Today’s Gospel reminds us that it isn’t our ancestry on which we will be judged, but rather our character and our behaviour. When the Pharisees and the Sadducees come to him to be baptized, John the Baptist turns on them and calls them a “brood of vipers”. You lot, he is saying, are descended from snakes. Right at the heart of his criticism of them is that they take pride in their ancestry, but they fail to live up to it. He tells them:

“Do not presume to say to yourselves, ‘We have Abraham as our ancestor’”

And his point is clear – they may boast about being biological descendants of Abraham, but they don’t have Abraham’s faith and they don’t have Abraham’s virtues. They are not bearing good fruit, and John warns them that trees that do not bear good fruit get cut down.

That metaphor - the cutting down of trees – is also used by the Prophet Isaiah in today’s Old Testament reading.

A shoot shall come out from the stump of Jesse, and a branch shall grow out of his roots.”

 

 

 

In this case the family tree that has been cut down is that of the Jewish royal family - the descendants of King David who was the youngest son of Jesse. That family tree was cut down because its members became corrupt. Foreign conquerors prevailed over them. Yet the prophet tells them that tree is not quite dead – out of its stump a new branch will grow, and a new and very different kind of ruler will come.

Isaiah’s prophecy speaks of human potential fully realized and the peaceable kingdom that makes possible. The faith of Abraham and the courage and creativity of King David show much of the potential that is in all human beings, regardless of whether they are biological descendants of Abraham and David or not. At the heart of the Jewish understanding of what it is to be human – and therefore at the heart of Jesus’ understanding of what it is to be human – is the insight that we humans are created in the image and likeness of God. That is what Isaiah is saying when he mixes his metaphors in the very first verse of today’s Old Testament reading:

“A shoot shall come out from the stump of Jesse, and a branch shall grow out of his roots.” 

Shoots do grow out of tree stumps, but branches do not grow out of roots, at least not directly. The roots of Jesse lay not only in his human ancestry, traceable back to Abraham, but in the God in whose image and likeness he was made, and we are all made.
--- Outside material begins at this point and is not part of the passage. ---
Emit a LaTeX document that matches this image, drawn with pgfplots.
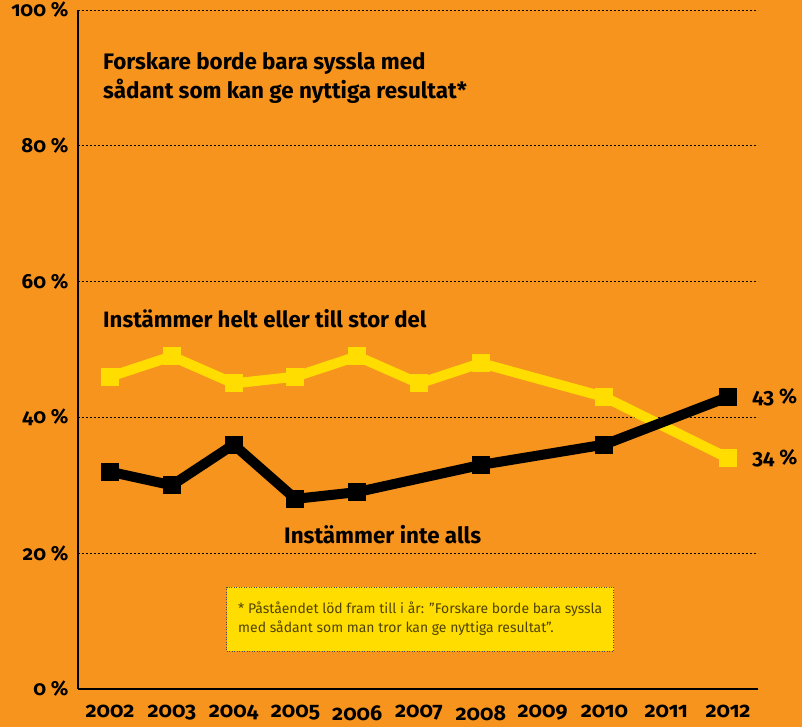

The hope of Advent is that justice and peace are possible if we human beings define ourselves in terms of our shared rootedness in God. That is the only family tree that matters, because that is the only family tree that includes us all. It is the family tree that Jesus acknowledged by showing unconditional and unselective love to all who needed it and were able to receive it. We shall be judged, lovingly and fully, on the extent to which we have followed his example. Following that example is our only hope, but it is a very real hope.